■ **Aim of the exercise**: In the lines below, output everything from the first line through the line containing "50, 60, 70]];" exactly as it is. Pictures are not part of the output.
---*---
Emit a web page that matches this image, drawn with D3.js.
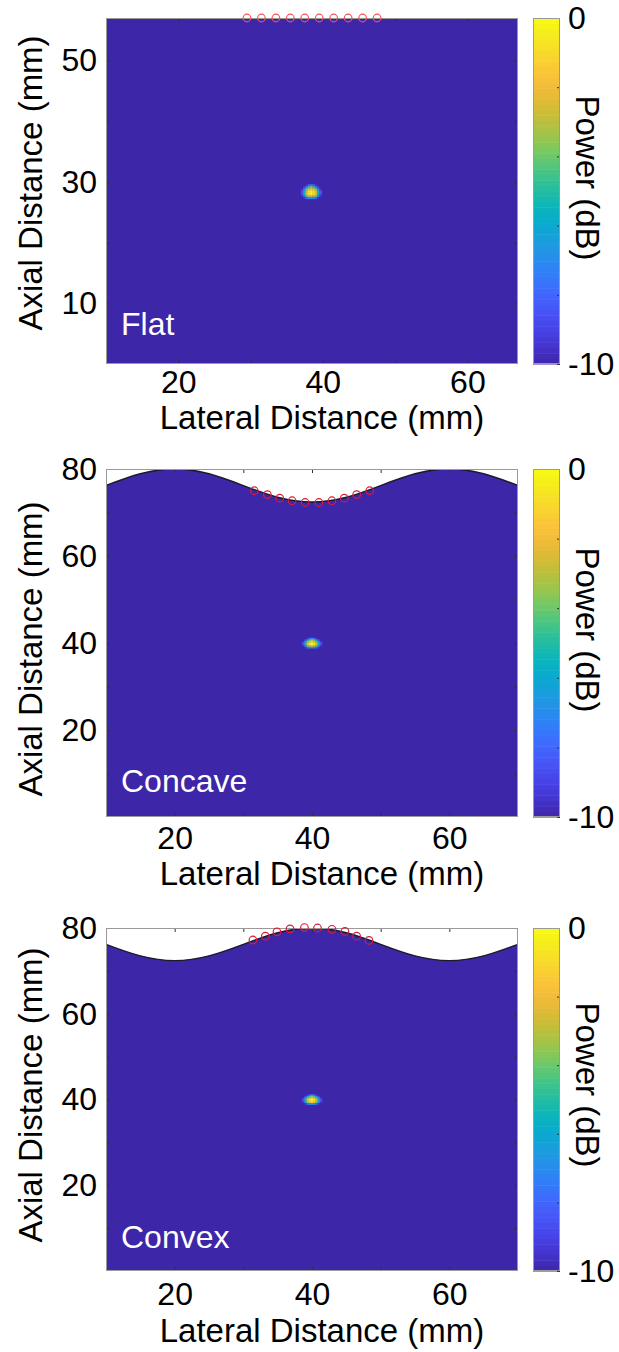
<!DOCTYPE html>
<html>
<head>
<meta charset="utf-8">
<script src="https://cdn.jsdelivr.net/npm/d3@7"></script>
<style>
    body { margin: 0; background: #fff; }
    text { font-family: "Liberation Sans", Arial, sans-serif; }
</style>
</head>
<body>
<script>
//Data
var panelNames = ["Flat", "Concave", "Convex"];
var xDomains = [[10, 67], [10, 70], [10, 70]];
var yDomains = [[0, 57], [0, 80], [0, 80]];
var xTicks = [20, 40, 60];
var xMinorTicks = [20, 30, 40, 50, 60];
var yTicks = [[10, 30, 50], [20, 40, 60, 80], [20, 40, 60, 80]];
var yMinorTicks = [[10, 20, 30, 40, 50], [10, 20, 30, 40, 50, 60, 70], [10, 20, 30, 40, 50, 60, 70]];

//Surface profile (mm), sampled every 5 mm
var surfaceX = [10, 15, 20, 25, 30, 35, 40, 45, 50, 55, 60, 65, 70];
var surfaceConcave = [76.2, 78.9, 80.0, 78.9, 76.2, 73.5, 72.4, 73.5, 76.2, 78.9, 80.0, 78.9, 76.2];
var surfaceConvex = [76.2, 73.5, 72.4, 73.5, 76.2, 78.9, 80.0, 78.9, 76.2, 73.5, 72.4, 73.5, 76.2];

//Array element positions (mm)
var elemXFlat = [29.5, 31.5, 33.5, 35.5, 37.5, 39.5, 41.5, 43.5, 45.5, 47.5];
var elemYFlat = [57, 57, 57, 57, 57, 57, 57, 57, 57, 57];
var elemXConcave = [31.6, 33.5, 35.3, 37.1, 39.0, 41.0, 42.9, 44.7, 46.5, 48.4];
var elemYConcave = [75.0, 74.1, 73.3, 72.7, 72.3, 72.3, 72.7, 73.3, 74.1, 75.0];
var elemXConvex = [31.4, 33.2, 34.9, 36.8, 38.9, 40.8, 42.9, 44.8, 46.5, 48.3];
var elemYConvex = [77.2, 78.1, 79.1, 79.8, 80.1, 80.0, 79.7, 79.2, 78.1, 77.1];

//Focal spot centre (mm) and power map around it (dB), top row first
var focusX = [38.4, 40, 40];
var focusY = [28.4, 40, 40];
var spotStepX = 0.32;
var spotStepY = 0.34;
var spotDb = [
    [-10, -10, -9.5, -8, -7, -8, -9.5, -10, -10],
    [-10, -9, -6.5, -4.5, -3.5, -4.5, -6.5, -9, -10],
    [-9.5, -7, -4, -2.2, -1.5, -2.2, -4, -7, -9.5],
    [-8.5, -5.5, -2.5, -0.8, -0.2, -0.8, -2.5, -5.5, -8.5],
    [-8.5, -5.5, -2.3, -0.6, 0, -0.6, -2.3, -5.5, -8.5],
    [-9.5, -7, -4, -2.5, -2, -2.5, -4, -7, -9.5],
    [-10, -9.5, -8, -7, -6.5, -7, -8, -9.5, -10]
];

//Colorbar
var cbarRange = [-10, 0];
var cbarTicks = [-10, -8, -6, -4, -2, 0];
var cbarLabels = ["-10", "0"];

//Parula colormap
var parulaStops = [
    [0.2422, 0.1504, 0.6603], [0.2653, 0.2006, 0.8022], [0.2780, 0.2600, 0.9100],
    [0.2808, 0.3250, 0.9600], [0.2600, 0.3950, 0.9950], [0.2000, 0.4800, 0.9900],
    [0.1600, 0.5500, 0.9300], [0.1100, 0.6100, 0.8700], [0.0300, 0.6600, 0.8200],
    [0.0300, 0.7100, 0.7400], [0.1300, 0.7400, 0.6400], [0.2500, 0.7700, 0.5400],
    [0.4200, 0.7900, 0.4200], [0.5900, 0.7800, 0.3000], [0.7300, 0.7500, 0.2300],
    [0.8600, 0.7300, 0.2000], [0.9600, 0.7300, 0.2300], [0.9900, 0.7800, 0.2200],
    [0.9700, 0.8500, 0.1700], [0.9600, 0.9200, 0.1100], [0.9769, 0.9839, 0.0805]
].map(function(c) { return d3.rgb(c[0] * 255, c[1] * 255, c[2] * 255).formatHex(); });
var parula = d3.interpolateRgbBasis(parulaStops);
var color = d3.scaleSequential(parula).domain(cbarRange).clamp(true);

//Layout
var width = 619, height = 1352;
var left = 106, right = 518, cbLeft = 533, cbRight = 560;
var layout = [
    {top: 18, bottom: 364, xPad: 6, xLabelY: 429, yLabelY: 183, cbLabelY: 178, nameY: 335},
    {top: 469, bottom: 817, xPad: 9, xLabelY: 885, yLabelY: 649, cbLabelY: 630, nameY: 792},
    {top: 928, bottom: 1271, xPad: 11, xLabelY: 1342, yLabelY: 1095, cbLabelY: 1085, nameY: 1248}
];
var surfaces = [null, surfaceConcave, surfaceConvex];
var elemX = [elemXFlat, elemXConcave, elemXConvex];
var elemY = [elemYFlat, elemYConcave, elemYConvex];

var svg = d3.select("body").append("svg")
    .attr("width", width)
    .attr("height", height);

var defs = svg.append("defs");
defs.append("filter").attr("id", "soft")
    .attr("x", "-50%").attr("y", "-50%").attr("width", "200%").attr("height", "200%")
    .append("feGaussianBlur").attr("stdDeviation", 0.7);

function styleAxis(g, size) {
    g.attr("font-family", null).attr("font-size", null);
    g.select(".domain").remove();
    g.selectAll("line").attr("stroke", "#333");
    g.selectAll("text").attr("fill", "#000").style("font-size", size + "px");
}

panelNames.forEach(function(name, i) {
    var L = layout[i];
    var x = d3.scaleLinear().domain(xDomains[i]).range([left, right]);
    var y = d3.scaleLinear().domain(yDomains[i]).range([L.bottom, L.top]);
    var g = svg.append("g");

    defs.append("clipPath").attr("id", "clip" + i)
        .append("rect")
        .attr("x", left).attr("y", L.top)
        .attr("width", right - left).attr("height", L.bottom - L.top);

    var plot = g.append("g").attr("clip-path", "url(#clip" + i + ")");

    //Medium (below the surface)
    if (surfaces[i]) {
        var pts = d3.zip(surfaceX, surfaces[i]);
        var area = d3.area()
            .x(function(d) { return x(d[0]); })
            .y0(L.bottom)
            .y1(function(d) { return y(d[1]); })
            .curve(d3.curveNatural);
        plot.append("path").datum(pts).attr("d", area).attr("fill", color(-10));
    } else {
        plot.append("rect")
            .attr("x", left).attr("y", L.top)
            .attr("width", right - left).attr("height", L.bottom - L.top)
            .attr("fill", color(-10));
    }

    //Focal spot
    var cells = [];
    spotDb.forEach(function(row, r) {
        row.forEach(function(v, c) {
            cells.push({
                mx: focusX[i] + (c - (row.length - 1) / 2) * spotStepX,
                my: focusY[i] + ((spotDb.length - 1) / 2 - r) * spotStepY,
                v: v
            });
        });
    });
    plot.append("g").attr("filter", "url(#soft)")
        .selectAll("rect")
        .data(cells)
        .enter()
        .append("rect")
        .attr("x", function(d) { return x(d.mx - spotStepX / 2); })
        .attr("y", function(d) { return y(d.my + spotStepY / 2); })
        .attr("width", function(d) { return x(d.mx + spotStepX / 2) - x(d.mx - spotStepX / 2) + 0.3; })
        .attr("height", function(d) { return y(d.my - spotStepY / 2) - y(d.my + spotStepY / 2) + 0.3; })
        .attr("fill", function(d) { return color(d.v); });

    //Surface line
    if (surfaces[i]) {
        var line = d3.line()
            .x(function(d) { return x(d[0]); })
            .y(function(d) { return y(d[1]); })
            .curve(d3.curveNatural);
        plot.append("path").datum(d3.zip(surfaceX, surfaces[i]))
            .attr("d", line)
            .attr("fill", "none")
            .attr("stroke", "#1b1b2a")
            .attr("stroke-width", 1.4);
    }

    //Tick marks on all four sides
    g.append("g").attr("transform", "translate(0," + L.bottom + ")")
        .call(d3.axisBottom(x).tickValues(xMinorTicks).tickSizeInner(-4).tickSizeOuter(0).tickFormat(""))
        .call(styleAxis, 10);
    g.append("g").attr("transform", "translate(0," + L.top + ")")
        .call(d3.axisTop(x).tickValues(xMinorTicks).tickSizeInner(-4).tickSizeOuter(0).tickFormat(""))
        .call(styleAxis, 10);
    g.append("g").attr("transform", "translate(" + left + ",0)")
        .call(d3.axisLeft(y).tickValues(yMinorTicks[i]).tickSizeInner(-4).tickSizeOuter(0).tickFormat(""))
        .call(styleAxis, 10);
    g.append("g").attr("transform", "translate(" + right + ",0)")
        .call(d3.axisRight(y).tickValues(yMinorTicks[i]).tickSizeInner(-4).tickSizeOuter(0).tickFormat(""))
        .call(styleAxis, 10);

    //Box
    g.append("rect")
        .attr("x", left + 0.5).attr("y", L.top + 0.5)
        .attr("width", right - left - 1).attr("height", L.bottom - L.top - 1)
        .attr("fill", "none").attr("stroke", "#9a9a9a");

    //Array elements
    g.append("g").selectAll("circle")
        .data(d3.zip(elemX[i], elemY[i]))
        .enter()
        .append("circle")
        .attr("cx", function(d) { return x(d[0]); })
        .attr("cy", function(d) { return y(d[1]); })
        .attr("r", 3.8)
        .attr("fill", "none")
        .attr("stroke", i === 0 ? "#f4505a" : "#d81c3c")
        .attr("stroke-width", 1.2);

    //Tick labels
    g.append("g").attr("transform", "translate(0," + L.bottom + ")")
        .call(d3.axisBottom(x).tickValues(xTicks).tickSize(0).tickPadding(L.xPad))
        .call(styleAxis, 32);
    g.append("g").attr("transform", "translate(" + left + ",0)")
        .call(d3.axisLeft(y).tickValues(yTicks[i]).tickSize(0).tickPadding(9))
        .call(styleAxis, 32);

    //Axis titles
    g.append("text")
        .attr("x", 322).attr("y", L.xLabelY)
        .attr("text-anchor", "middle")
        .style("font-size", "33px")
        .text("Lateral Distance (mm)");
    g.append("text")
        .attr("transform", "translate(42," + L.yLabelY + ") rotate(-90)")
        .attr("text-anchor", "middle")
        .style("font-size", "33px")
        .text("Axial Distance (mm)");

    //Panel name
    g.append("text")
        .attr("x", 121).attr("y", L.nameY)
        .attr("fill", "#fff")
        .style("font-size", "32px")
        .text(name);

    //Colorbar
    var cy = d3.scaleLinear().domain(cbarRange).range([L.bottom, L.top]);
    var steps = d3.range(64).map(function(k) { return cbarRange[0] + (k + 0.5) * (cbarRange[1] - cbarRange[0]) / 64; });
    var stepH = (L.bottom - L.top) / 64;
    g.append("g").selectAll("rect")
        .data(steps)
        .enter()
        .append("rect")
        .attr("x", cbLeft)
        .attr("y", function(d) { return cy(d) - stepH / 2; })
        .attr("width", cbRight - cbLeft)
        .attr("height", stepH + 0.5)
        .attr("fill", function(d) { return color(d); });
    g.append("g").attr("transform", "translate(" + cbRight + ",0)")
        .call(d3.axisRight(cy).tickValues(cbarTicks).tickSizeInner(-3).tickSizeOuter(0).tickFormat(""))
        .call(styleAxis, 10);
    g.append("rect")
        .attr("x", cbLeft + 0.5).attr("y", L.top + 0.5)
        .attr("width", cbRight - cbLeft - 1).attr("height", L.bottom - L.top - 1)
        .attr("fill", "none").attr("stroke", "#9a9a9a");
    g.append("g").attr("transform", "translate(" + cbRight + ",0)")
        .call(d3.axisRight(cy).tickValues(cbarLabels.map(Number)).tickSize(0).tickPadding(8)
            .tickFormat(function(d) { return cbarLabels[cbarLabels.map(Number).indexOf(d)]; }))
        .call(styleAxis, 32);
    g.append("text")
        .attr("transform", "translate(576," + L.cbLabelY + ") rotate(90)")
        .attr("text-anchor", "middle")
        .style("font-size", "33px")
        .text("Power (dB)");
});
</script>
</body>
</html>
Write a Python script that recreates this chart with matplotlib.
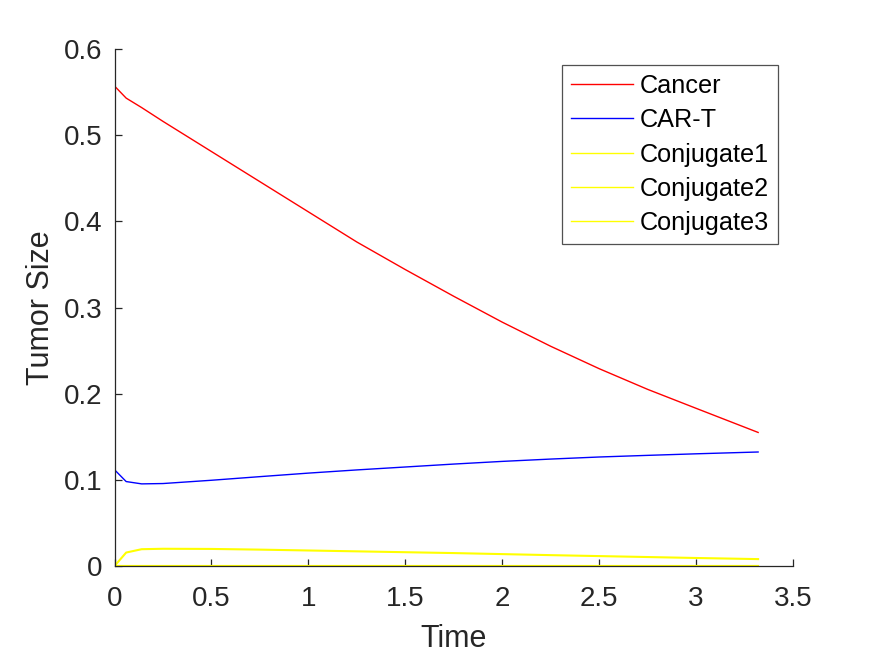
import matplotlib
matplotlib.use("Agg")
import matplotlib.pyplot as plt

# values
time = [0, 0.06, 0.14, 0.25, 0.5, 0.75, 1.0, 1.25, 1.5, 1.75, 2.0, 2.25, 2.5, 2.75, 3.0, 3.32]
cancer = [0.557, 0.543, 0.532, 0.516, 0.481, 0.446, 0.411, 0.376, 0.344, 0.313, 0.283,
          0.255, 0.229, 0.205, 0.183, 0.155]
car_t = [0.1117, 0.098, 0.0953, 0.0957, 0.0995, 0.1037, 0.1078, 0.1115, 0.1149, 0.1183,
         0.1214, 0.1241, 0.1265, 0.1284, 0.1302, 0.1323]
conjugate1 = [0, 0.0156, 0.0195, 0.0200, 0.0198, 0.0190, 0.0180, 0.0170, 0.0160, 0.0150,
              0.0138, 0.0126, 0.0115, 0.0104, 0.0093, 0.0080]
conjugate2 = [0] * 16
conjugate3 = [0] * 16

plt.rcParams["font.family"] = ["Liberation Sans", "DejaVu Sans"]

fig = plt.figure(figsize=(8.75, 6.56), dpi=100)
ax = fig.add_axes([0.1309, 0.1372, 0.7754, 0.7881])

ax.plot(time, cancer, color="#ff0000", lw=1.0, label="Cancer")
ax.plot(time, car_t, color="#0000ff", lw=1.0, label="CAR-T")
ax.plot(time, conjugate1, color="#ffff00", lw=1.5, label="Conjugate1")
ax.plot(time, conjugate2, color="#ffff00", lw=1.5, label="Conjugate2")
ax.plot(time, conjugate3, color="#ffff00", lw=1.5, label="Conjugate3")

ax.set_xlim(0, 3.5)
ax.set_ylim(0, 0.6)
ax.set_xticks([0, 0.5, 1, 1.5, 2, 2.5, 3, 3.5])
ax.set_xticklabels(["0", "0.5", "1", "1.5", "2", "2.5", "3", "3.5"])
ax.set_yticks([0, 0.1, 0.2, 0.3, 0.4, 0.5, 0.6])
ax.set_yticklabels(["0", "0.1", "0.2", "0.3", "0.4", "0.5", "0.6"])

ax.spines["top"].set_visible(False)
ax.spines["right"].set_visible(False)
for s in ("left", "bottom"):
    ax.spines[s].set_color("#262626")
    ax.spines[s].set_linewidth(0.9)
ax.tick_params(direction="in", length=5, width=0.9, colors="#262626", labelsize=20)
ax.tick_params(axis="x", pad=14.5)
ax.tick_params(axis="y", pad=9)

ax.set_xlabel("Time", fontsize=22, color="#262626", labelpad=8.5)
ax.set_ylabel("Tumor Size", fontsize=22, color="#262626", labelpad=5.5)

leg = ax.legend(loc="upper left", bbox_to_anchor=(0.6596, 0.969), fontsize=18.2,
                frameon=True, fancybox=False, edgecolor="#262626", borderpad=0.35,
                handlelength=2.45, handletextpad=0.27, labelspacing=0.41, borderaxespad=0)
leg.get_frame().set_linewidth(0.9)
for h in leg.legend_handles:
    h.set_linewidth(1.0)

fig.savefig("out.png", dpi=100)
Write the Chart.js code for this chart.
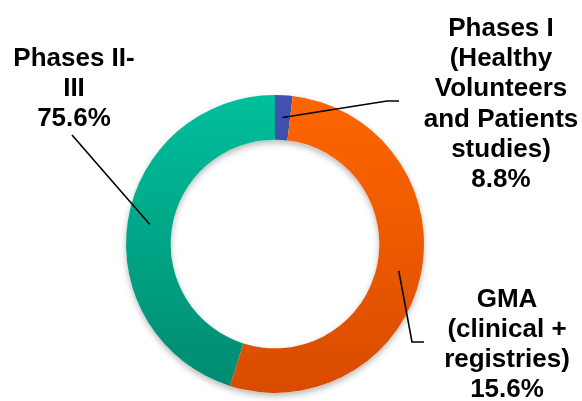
---*---
■ **Result below**:
Emit a web page that matches this image, drawn with D3.js.
<!DOCTYPE html>
<html>
<head>
<meta charset="utf-8">
<script src="https://cdn.jsdelivr.net/npm/d3@7"></script>
<style>
    body { margin: 0; background: #fff; }
    text { font-family: "Liberation Sans", Arial, sans-serif; }
</style>
</head>
<body>
<script>
//Data
var panelNames = ["Flat", "Concave", "Convex"];
var xDomains = [[10, 67], [10, 70], [10, 70]];
var yDomains = [[0, 57], [0, 80], [0, 80]];
var xTicks = [20, 40, 60];
var xMinorTicks = [20, 30, 40, 50, 60];
var yTicks = [[10, 30, 50], [20, 40, 60, 80], [20, 40, 60, 80]];
var yMinorTicks = [[10, 20, 30, 40, 50], [10, 20, 30, 40, 50, 60, 70], [10, 20, 30, 40, 50, 60, 70]];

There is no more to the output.